My friends, who are still glowing over their engagement, were new to any kind of East African cuisine, so we started off with one of my favorite dishes, fitfit ($6.95), a sort of bread salad made with chilies, onion, tomatoes, and citrus juice. The fitfits I've had before have been made with ground tomatoes and were smooth, but at Hidmo, the fitfit was chunky like a pico de gallo, offering welcome crunch to a meal of many mushes. "It's like fattoush!" said the fiancée, referring to the yummy Lebanese pita-bread salad. Indeed. Someone, perhaps me, should take a census of all the bread salads around the globe--so far, I have found them to be a force of good in this world.

When I eat East African food, I almost always order a veggie sampler ($8.95), an important strategy to maximize the variety of dishes one gets on one's injera. At Hidmo the veggie special went a long way toward fulfilling the nine daily servings of vegetables (or fruit) the USDA now recommends for a balanced diet. There were the familiar red and yellow lentils, sautéed greens, green and yellow string beans, a mild, yellow-hued stew of cabbage and carrots, and a green salad--romaine dressed in a nice lemon-pepper vinaigrette. The combo also included a pile of fresh crumbled cheese, which was delicate in flavor, a little like the paneer at an Indian restaurant, and essential for cooling off when spiciness flared up.
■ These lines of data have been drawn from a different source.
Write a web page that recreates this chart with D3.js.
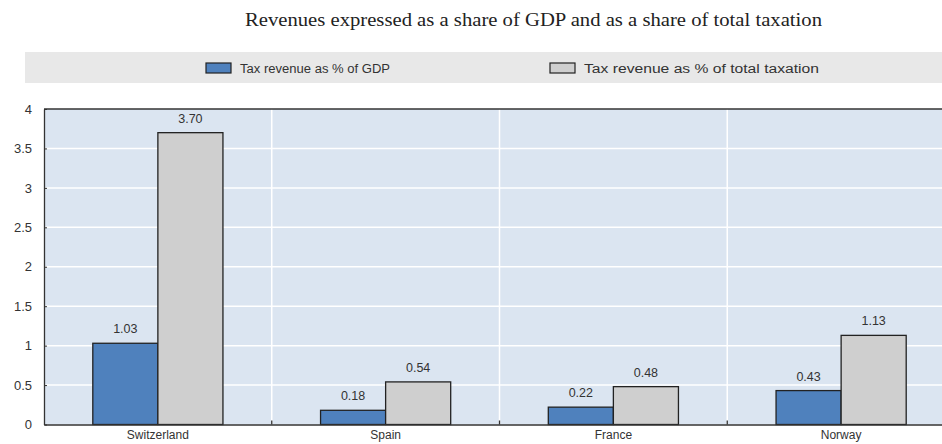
<!DOCTYPE html>
<html>
<head>
<meta charset="utf-8">
<script src="https://cdn.jsdelivr.net/npm/d3@7"></script>
<style>
  body { margin: 0; background: #fff; }
  svg { display: block; }
</style>
</head>
<body>
<div id="chart"></div>
<script>
// data
var countries = ["Switzerland", "Spain", "France", "Norway"];
var seriesNames = ["Tax revenue as % of GDP", "Tax revenue as % of total taxation"];
var shareGDP = [1.03, 0.18, 0.22, 0.43];
var shareTax = [3.70, 0.54, 0.48, 1.13];
var yTicks = [0, 0.5, 1, 1.5, 2, 2.5, 3, 3.5, 4];

var W = 942, H = 444;
var m = {left: 44, right: -13, top: 109, bottom: 19.5};
var colors = ["#4f81bd", "#cfcfcf"];

var svg = d3.select("#chart").append("svg")
    .attr("width", W)
    .attr("height", H);

// title
svg.append("text")
    .attr("x", 245).attr("y", 26)
    .attr("font-family", "Liberation Serif, Times New Roman, serif")
    .attr("font-size", 18)
    .attr("fill", "#222")
    .attr("textLength", 577)
    .attr("lengthAdjust", "spacingAndGlyphs")
    .text("Revenues expressed as a share of GDP and as a share of total taxation");

// legend band
svg.append("rect")
    .attr("x", 25).attr("y", 52)
    .attr("width", W - 25).attr("height", 31)
    .attr("fill", "#e8e8e8");

var legendX = [206, 550];
var legendW = [150, 235];
seriesNames.forEach(function(name, i) {
    svg.append("rect")
        .attr("x", legendX[i]).attr("y", 63)
        .attr("width", 25).attr("height", 10)
        .attr("fill", colors[i])
        .attr("stroke", "#222").attr("stroke-width", 1.2);
    svg.append("text")
        .attr("x", legendX[i] + 34).attr("y", 72.5)
        .attr("font-family", "Liberation Sans, Arial, sans-serif")
        .attr("font-size", 12.5)
        .attr("fill", "#333")
        .attr("textLength", legendW[i])
        .attr("lengthAdjust", "spacingAndGlyphs")
        .text(name);
});

var x0 = d3.scaleBand()
    .domain(countries)
    .range([m.left, W - m.right])
    .padding(0);

var y = d3.scaleLinear()
    .domain([0, 4])
    .range([H - m.bottom, m.top]);

// plot background
svg.append("rect")
    .attr("x", m.left).attr("y", m.top)
    .attr("width", W - m.right - m.left)
    .attr("height", y(0) - m.top)
    .attr("fill", "#dbe5f1");

// horizontal gridlines
svg.append("g")
    .selectAll("line")
    .data(yTicks.slice(1, -1))
    .join("line")
    .attr("x1", m.left).attr("x2", W - m.right)
    .attr("y1", function(d) { return y(d); })
    .attr("y2", function(d) { return y(d); })
    .attr("stroke", "#fff").attr("stroke-width", 1.5);

// vertical separators between countries
svg.append("g")
    .selectAll("line")
    .data(countries.slice(1))
    .join("line")
    .attr("x1", function(d) { return x0(d); })
    .attr("x2", function(d) { return x0(d); })
    .attr("y1", m.top).attr("y2", y(0))
    .attr("stroke", "#fff").attr("stroke-width", 1.5);

var x1 = d3.scaleBand()
    .domain([0, 1])
    .range([0, x0.bandwidth()])
    .paddingOuter(0.75)
    .paddingInner(0);

var rows = countries.map(function(c, i) {
    return {country: c, values: [shareGDP[i], shareTax[i]]};
});

var groups = svg.append("g")
    .selectAll("g")
    .data(rows)
    .join("g")
    .attr("transform", function(d) { return "translate(" + x0(d.country) + ",0)"; });

groups.selectAll("rect")
    .data(function(d) { return d.values; })
    .join("rect")
    .attr("x", function(d, i) { return x1(i); })
    .attr("y", function(d) { return y(d); })
    .attr("width", x1.bandwidth())
    .attr("height", function(d) { return y(0) - y(d); })
    .attr("fill", function(d, i) { return colors[i]; })
    .attr("stroke", "#222").attr("stroke-width", 1.3);

groups.selectAll("text")
    .data(function(d) { return d.values; })
    .join("text")
    .attr("x", function(d, i) { return x1(i) + x1.bandwidth() / 2; })
    .attr("y", function(d) { return y(d) - 10; })
    .attr("text-anchor", "middle")
    .attr("font-family", "Liberation Sans, Arial, sans-serif")
    .attr("font-size", 12.5)
    .attr("fill", "#333")
    .text(function(d) { return d.toFixed(2); });

// y axis
var yAxis = svg.append("g")
    .attr("transform", "translate(" + m.left + ",0)")
    .call(d3.axisLeft(y).tickValues(yTicks).tickSize(4).tickSizeOuter(0)
        .tickFormat(function(d) { return d; }));
yAxis.select(".domain").attr("stroke", "#333").attr("stroke-width", 1.3);
yAxis.selectAll(".tick line").attr("stroke", "#333").attr("x2", 3);
yAxis.selectAll(".tick text")
    .attr("x", -12)
    .attr("font-family", "Liberation Sans, Arial, sans-serif")
    .attr("font-size", 13)
    .attr("fill", "#333");

// top border
svg.append("line")
    .attr("x1", m.left).attr("x2", W)
    .attr("y1", m.top).attr("y2", m.top)
    .attr("stroke", "#333").attr("stroke-width", 1.5);

// x axis
var xAxis = svg.append("g")
    .attr("transform", "translate(0," + y(0) + ")")
    .call(d3.axisBottom(x0).tickSize(0).tickSizeOuter(0));
xAxis.select(".domain").attr("stroke", "#333").attr("stroke-width", 1.3);
xAxis.selectAll(".tick text")
    .attr("y", 14)
    .attr("dy", null)
    .attr("font-family", "Liberation Sans, Arial, sans-serif")
    .attr("font-size", 12)
    .attr("fill", "#333");

// small upward ticks at the separators
svg.append("g")
    .selectAll("line")
    .data(countries.slice(1))
    .join("line")
    .attr("x1", function(d) { return x0(d); })
    .attr("x2", function(d) { return x0(d); })
    .attr("y1", y(0)).attr("y2", y(0) - 4)
    .attr("stroke", "#333").attr("stroke-width", 1.3);
</script>
</body>
</html>
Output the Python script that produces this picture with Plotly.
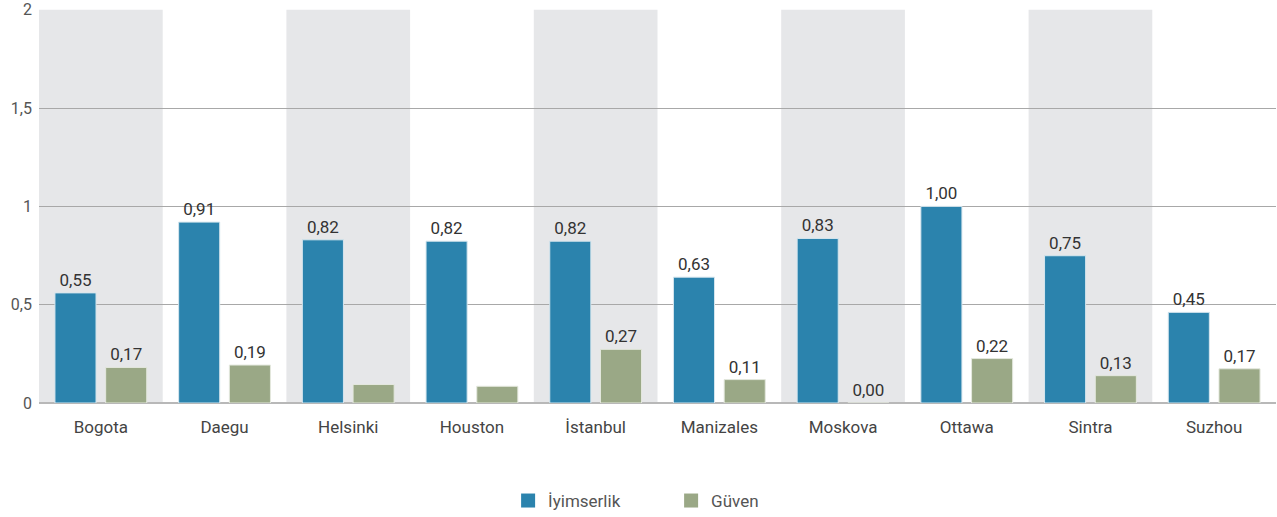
import plotly.graph_objects as go

categories = ["Bogota", "Daegu", "Helsinki", "Houston", "İstanbul",
              "Manizales", "Moskova", "Ottawa", "Sintra", "Suzhou"]
iyimserlik = [0.56, 0.92, 0.83, 0.823, 0.823, 0.64, 0.837, 1.00, 0.749, 0.461]
iyimserlik_labels = ["0,55", "0,91", "0,82", "0,82", "0,82", "0,63", "0,83", "1,00", "0,75", "0,45"]
guven = [0.181, 0.193, 0.094, 0.085, 0.273, 0.119, 0.0, 0.226, 0.139, 0.174]
guven_labels = ["0,17", "0,19", "", "", "0,27", "0,11", "0,00", "0,22", "0,13", "0,17"]
series_names = ["İyimserlik", "Güven"]
y_ticks = [0, 0.5, 1, 1.5, 2]
y_tick_labels = ["0", "0,5", "1", "1,5", "2"]

BLUE = "#2b83ad"
GREEN = "#9aa886"
FONT = "Roboto"

fig = go.Figure()
for name, vals, labels, color, edge in [
    (series_names[0], iyimserlik, iyimserlik_labels, BLUE, "#d6e6ee"),
    (series_names[1], guven, guven_labels, GREEN, "#e4e8de"),
]:
    fig.add_trace(go.Bar(
        name=name, x=categories, y=vals,
        text=labels, textposition="outside",
        textfont=dict(family=FONT, size=17, color="#333333"),
        marker=dict(color=color, line=dict(color=edge, width=1)),
        cliponaxis=False, showlegend=False,
    ))
    # legend entry with a larger square swatch
    fig.add_trace(go.Scatter(
        name=name, x=[None], y=[None], mode="markers",
        marker=dict(symbol="square", size=14, color=color),
        showlegend=True,
    ))

shapes = []
for i, c in enumerate(categories):
    if i % 2 == 0:
        shapes.append(dict(type="rect", xref="x", yref="y",
                           x0=i - 0.5, x1=i + 0.5, y0=0, y1=y_ticks[-1],
                           fillcolor="#e6e7e9", line=dict(width=0), layer="below"))

fig.update_layout(
    width=1277, height=517,
    margin=dict(l=39, r=1, t=9, b=114, autoexpand=False),
    paper_bgcolor="white", plot_bgcolor="white",
    barmode="group", bargap=0.18, bargroupgap=0.19,
    shapes=shapes,
    font=dict(family=FONT, size=16, color="#555555"),
    showlegend=True,
    legend=dict(orientation="h", x=0.511, xanchor="center",
                yref="container", y=0.031, yanchor="middle",
                font=dict(family=FONT, size=17, color="#555555"),
                entrywidth=118, entrywidthmode="pixels", itemsizing="trace"),
    xaxis=dict(showgrid=False, tickfont=dict(family=FONT, size=17, color="#444444"),
               ticks="", showline=False, range=[-0.5, len(categories) - 0.5],
               ticklabelstandoff=12),
    yaxis=dict(range=[0, 2.004], tickvals=y_ticks, ticktext=y_tick_labels,
               showgrid=True, gridcolor="#a8a8a8", gridwidth=1,
               zeroline=True, zerolinecolor="#b8b8b8", zerolinewidth=2,
               tickfont=dict(family=FONT, size=16, color="#555555"),
               ticks="", showline=False, ticklabelstandoff=6),
)

fig.write_html("out.html")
Frankly the veggies at Hidmo tasted like they were on a bit of a diet--somewhat less buttery and spicy than those I've had at other East African restaurants. But this was all made up for by the scrumptious okra, lush and subtly spiced. (Oh okra, you edible paradox--how can you be both crunchy and slimy? And why is that so good?)

Nestled up to the pile of okra was zegni beghie ($9.95), lamb stewed until it falls in dark henna-brown shreds. It had a darkly sweet pepper flavor and a lingering after-burn. (See crumbled cheese, above.) Kelwa derho ($9.95) looked handsome, with its neat cubes of chicken cooked with chilies, onion, and tomato, but tasted somewhat parched. Injera eating is really most fun with sloppy, slurpy stews like the okra and the zegni beghie anyway. So, before we left our simulated slice of village, we did finish off the braised lamb--nibbling straight through the injera and leaving a bit of the underlying metal tray peeping through. After all, when you're eating East African, clearing your plate means eating it too.